Wednesday, December 01, 2004

LOVE THY NEIGHBOUR

The latest issue of Time-Asia features a cover story concerning the decades-(centuries?) long animosity between China and Japan, and today (or last night, for you North Americaners) Bush visited Canada -- both the magazine article and the diplomatic trip reminders that, let's say it together now, everyone hates their neighbours.

It's true. I never realized this until I moved to Japan, but nobody likes the guy next door. I thought Canadians had a monopoly on disliking their neighbours to the south (or north, or east, or west, depending on the country) but we don't. Japan, China, South Korea, North Korea, Thailand Cambodia -- before I entered Asia, all of these countries were the same to me, one big indistinguishable glop, which says something either about the Canadian educational system or my own lack of interest in the area. (Or maybe both.)
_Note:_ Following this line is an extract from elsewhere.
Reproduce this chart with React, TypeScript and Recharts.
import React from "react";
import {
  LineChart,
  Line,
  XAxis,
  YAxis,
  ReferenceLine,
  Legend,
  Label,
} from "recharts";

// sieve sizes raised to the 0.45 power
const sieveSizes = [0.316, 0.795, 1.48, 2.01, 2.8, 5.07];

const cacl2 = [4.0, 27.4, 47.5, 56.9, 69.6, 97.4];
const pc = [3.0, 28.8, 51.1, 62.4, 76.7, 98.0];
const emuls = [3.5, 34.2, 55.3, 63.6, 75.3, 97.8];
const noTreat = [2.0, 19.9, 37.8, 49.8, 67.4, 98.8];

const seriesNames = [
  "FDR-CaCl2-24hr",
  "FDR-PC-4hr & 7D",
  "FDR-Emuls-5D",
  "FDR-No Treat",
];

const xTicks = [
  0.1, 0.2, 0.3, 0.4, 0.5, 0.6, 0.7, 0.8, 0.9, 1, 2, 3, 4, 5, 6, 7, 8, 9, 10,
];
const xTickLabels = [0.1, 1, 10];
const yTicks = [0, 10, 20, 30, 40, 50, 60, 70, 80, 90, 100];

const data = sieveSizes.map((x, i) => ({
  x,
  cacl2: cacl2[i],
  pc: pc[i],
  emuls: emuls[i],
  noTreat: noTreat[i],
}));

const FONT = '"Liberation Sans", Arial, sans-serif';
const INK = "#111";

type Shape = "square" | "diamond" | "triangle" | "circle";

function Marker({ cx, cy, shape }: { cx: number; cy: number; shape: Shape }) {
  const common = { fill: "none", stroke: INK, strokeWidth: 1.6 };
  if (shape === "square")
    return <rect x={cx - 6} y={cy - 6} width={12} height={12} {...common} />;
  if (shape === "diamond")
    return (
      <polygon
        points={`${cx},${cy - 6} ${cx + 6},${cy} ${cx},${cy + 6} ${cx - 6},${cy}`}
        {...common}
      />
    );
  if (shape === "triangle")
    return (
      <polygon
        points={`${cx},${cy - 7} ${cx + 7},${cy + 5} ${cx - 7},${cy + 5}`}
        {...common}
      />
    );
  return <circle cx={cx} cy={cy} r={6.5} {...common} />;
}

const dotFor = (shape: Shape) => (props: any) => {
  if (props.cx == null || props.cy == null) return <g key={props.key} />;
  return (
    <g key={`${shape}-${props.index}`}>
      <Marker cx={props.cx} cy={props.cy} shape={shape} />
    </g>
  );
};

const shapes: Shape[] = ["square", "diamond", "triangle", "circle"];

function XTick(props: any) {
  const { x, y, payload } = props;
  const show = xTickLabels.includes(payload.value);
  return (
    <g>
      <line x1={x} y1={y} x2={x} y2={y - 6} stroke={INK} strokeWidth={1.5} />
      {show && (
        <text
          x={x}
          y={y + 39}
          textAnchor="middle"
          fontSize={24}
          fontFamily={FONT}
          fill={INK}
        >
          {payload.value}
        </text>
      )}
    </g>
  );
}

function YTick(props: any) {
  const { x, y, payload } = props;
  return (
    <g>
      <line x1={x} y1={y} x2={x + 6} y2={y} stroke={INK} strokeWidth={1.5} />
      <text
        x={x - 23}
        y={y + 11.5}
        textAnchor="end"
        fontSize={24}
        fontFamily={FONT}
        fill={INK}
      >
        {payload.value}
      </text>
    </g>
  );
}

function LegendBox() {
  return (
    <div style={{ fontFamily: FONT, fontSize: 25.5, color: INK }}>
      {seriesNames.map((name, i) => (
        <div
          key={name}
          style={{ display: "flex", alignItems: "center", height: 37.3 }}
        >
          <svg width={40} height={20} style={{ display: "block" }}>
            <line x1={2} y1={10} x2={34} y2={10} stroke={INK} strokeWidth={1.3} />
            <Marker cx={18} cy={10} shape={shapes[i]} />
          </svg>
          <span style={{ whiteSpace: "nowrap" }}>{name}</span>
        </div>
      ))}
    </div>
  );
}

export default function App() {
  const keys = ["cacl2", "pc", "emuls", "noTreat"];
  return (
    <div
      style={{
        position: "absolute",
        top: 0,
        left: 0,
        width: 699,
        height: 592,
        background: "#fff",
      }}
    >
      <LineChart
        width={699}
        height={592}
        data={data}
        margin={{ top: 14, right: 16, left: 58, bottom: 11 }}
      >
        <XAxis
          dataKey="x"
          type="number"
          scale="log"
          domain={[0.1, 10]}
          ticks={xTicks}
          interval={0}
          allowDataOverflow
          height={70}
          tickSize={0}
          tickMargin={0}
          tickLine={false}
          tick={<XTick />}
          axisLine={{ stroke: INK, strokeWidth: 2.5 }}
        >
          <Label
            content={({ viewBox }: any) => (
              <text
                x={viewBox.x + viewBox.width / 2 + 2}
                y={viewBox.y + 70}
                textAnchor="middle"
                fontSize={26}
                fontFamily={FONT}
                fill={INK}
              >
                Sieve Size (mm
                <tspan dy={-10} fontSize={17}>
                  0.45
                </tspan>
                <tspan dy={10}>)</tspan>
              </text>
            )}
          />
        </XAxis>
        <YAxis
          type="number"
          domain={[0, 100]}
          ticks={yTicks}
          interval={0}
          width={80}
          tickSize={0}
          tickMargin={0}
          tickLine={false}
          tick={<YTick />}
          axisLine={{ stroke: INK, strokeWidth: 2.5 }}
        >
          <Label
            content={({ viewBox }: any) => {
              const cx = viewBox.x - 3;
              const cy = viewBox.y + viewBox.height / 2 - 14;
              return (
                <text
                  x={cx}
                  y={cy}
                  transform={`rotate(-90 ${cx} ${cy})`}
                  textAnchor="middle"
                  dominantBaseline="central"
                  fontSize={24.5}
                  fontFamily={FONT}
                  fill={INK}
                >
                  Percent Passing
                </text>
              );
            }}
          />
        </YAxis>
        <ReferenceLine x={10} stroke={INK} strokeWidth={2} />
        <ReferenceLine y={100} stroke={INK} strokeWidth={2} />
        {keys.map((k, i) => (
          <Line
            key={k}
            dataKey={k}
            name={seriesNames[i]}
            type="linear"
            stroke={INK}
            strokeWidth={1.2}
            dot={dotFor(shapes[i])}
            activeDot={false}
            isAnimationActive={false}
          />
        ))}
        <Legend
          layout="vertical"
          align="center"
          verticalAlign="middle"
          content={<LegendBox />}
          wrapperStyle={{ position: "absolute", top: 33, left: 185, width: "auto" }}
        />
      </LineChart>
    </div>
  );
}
Once I stepped foot on Nipponese soil, though, and started to read the newspaper, and listen to students, and dig through the history texts, I realized that Canadians were not alone in heaping scorn on their neighbours; the Japanese do it to the Chinese and the Koreans, and vice versa. And then I moved to lovely, scenic Cambodia, and realized that the Cambodians don't like the Thais or the Vietnamese much, and the feeling's pretty much mutual on all sides. (Wars tend to create a little bit of angst.)
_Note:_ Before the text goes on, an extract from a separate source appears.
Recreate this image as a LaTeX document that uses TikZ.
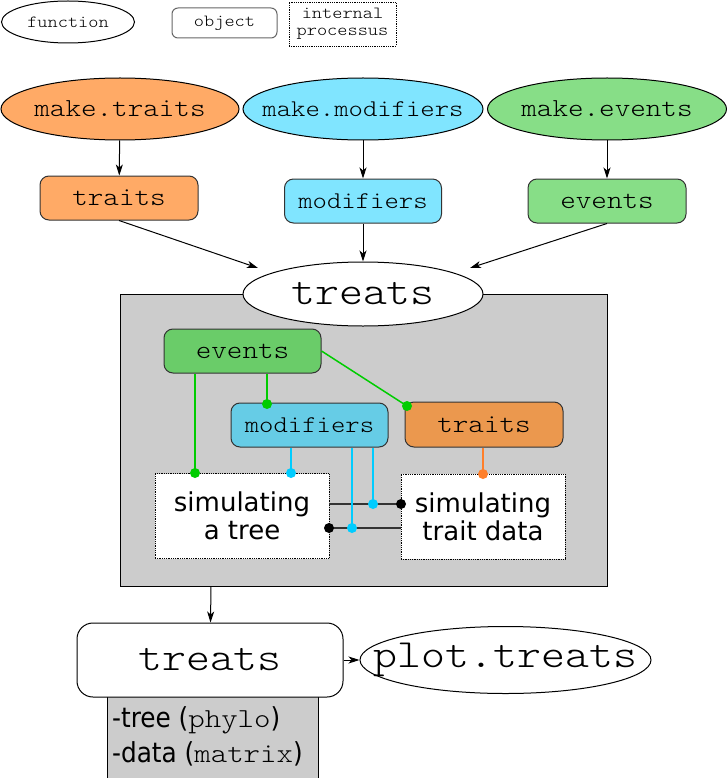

Do the reasons even matter? They bridge culture, these reasons do, encompassing the usual potent blend of jealousy and domination. The small countries hate the big countries; the big countries pretend to be pretty much indifferent.

I don't know whether it's somewhat scary or relatively reassuring that the tensions (however mild) that exist between Canada and America are replicated halfway around the world. It means that everybody's the same, that all nations harbor similar skepticism and weariness directed towards the countries that line their borders.
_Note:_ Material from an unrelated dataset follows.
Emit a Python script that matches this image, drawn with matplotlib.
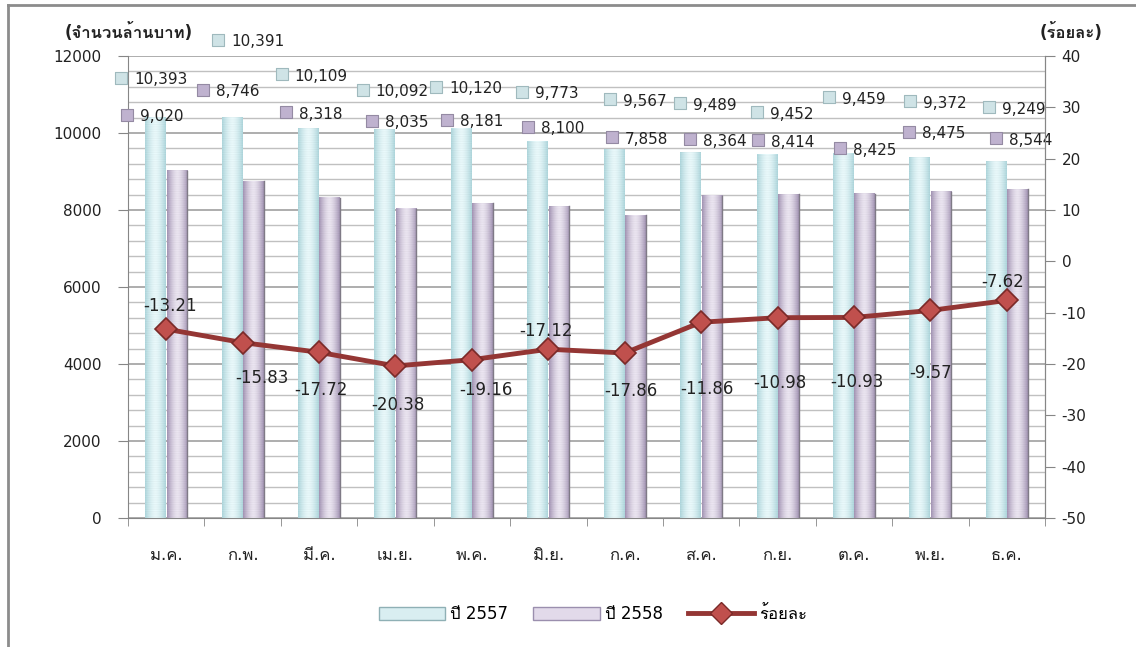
import numpy as np
import matplotlib
matplotlib.use("Agg")
import matplotlib.pyplot as plt
from matplotlib import font_manager
from matplotlib.ft2font import FT2Font
from matplotlib.patches import Rectangle
from matplotlib.lines import Line2D


months = ["ม.ค.", "ก.พ.", "มี.ค.", "เม.ย.", "พ.ค.", "มิ.ย.",
          "ก.ค.", "ส.ค.", "ก.ย.", "ต.ค.", "พ.ย.", "ธ.ค."]
y2557 = [10393, 10391, 10109, 10092, 10120, 9773, 9567, 9489, 9452, 9459, 9372, 9249]
y2558 = [9020, 8746, 8318, 8035, 8181, 8100, 7858, 8364, 8414, 8425, 8475, 8544]
pct = [-13.21, -15.83, -17.72, -20.38, -19.16, -17.12, -17.86, -11.86,
       -10.98, -10.93, -9.57, -7.62]

# where Excel dropped the data labels (category offset, left-axis units)
lab57_dx = [-0.59, -0.32, -0.49, -0.43, -0.47, -0.34, -0.19, -0.28, -0.27, -0.33, -0.27, -0.23]
lab57_y = [11430, 12416, 11532, 11117, 11195, 11065, 10883, 10779, 10545, 10935, 10831, 10675]
lab58_dx = [-0.51, -0.52, -0.43, -0.31, -0.33, -0.27, -0.17, -0.15, -0.26, -0.18, -0.28, -0.14]
lab58_y = [10468, 11117, 10545, 10312, 10338, 10156, 9896, 9844, 9818, 9610, 10026, 9870]
# percent label offsets in pixels from the marker
pct_off = [(4, 23), (19, -35), (2, -38), (2, -39), (14, -30), (-2, 18),
           (6, -38), (6, -67), (2, -65), (3, -65), (0, -63), (-4, 18)]


def find_thai_font():
    for f in font_manager.fontManager.ttflist:
        try:
            if 0x0E08 in FT2Font(f.fname).get_charmap():
                return f.name
        except Exception:
            pass
    return None


thai = find_thai_font()
plt.rcParams["font.family"] = ["DejaVu Sans", thai] if thai else ["DejaVu Sans"]
plt.rcParams["axes.unicode_minus"] = False


def gradient_bar(ax, x0, w, h, edge, mid, zorder=2):
    xs = np.linspace(-1, 1, 40)
    t = np.abs(xs) ** 1.6
    c0 = np.array(matplotlib.colors.to_rgb(mid))
    c1 = np.array(matplotlib.colors.to_rgb(edge))
    row = c0[None, :] * (1 - t[:, None]) + c1[None, :] * t[:, None]
    nrows = max(int(h / 30), 2)
    img = np.repeat(row[None, :, :], nrows, axis=0)
    stripe = 1 - 0.03 * (np.arange(nrows) % 2)
    img = img * stripe[:, None, None]
    ax.imshow(img, extent=(x0, x0 + w, 0, h), aspect="auto",
              interpolation="bilinear", zorder=zorder, origin="lower")


fig = plt.figure(figsize=(11.36, 6.47), dpi=100)
ax = fig.add_axes([128 / 1136, 1 - 518 / 647, 917 / 1136, 462 / 647])
ax2 = ax.twinx()

x = np.arange(len(months))
bw = 0.27
for i in x:
    gradient_bar(ax, i - bw - 0.005, bw, y2557[i], "#b0d8de", "#eafafc")
    gradient_bar(ax, i + 0.005, bw, y2558[i], "#a596b6", "#ece6f2")
    ax.plot([i + 0.005 + bw] * 2, [0, y2558[i]], color="#7f7a86", lw=1, zorder=3)

ax.set_xlim(-0.5, 11.5)
ax.set_ylim(0, 12000)
ax.set_yticks(np.arange(0, 12001, 2000))
ax.set_yticks(np.arange(0, 12001, 400), minor=True)
ax.yaxis.grid(True, which="major", color="#a0a0a0", lw=1.2, zorder=0)
ax.yaxis.grid(True, which="minor", color="#c0c0c0", lw=1.0, zorder=0)
ax.set_axisbelow(True)
ax.set_xticks(x)
ax.set_xticklabels(months, fontsize=12)
ax.set_xticks(np.arange(-0.5, 12, 1), minor=True)
ax.tick_params(axis="x", which="major", length=0, pad=20, colors="#222222")
ax.tick_params(axis="x", which="minor", length=6, color="#868686", direction="out")
ax.tick_params(axis="y", which="major", length=7, color="#868686", labelsize=11,
               colors="#222222", pad=12)
ax.tick_params(axis="y", which="minor", length=0)
ax.tick_params(axis="y", which="major", color="#868686")
for s in ["left", "bottom", "right"]:
    ax.spines[s].set_color("#868686")
ax.spines["top"].set_visible(False)

# data labels with legend keys
for i in x:
    ax.scatter(i + lab57_dx[i], lab57_y[i], marker="s", s=80, c="#cfe3e6",
               edgecolors="#9fb9bd", linewidths=0.8, zorder=5, clip_on=False)
    ax.annotate(f"{y2557[i]:,}", (i + lab57_dx[i], lab57_y[i]), xytext=(13, -2),
                textcoords="offset pixels", ha="left", va="center", fontsize=11,
                color="#222222", zorder=6, annotation_clip=False)
    ax.scatter(i + lab58_dx[i], lab58_y[i], marker="s", s=80, c="#bfb2cf",
               edgecolors="#948aa3", linewidths=0.8, zorder=5, clip_on=False)
    ax.annotate(f"{y2558[i]:,}", (i + lab58_dx[i], lab58_y[i]), xytext=(13, -2),
                textcoords="offset pixels", ha="left", va="center", fontsize=11,
                color="#222222", zorder=6, annotation_clip=False)

ax2.plot(x, pct, color="#943634", lw=3.5, marker="D", markersize=11,
         markerfacecolor="#c0504d", markeredgecolor="#7a2a28", markeredgewidth=1.2,
         zorder=4)
for i in x:
    ax2.annotate(f"{pct[i]:.2f}", (x[i], pct[i]), xytext=pct_off[i],
                 textcoords="offset pixels", ha="center", va="center",
                 fontsize=12, color="#222222")
ax2.set_ylim(-50, 40)
ax2.set_yticks(np.arange(-50, 41, 10))
ax2.tick_params(axis="y", length=7, color="#868686", labelsize=11, colors="#222222", pad=5)
for s in ax2.spines.values():
    s.set_visible(False)
ax2.spines["right"].set_visible(True)
ax2.spines["right"].set_color("#868686")

fig.text(65 / 1136, 1 - 33 / 647, "(จำนวนล้านบาท)", fontsize=12, fontweight="bold",
         ha="left", va="center", color="#222222")
fig.text(1040 / 1136, 1 - 33 / 647, "(ร้อยละ)", fontsize=12, fontweight="bold",
         ha="left", va="center", color="#222222")

handles = [
    Rectangle((0, 0), 1, 1, facecolor="#d9eef1", edgecolor="#8fb0b5"),
    Rectangle((0, 0), 1, 1, facecolor="#e2daea", edgecolor="#9b8fae"),
    Line2D([], [], color="#943634", lw=3.5, marker="D", markersize=11,
           markerfacecolor="#c0504d", markeredgecolor="#7a2a28"),
]
fig.legend(handles, ["ปี 2557", "ปี 2558", "ร้อยละ"], loc="center",
           bbox_to_anchor=(593 / 1136, 1 - 614 / 647), ncol=3, frameon=False,
           fontsize=12, handlelength=4, handleheight=0.8, columnspacing=1.5,
           handletextpad=0.3)

# outer chart border
fig.add_artist(Line2D([8 / 1136, 8 / 1136], [0, 1 - 5 / 647], color="#8c8c8c", lw=2))
fig.add_artist(Line2D([8 / 1136, 1], [1 - 5 / 647, 1 - 5 / 647], color="#8c8c8c", lw=2))

fig.savefig("out.png", dpi=100)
After all, Cambodia and Thailand and Vietnam, and China and Japan and Korea, have all had, what, centuries, if not millenia, to hone and sharpen their blades of hatred.

Canada and the States have only been at this national-resentment thing for a mere two hundred years or so. (Not that America particularly thinks one way or another about Canada, I think, but hey -- the States is a young country. Give it time. Canada might tick it off big-time just yet. We're slow-starters, us Canucks, but once we get going, watch out -- we might just, like, slap you or something. Maybe even twice. On both cheeks.) There's still plenty of time to develop the whole disgust-bordering-on-hatred gig that is so common in Asia.

And still time to realize that we're all in this baby together. If you're the Jeffersons, and you live next to that bigot Archie Bunker, you can always move it on up to the big time, to that castle in the sky. Unless Mars comes knockin', we're all stuck on this blue orb. Might as well invite the neighbours over for a glass of cool lemonade, some cookies, a game of pool and a DVD.

Who says three thousand years of tensions can't be solved in a century or two?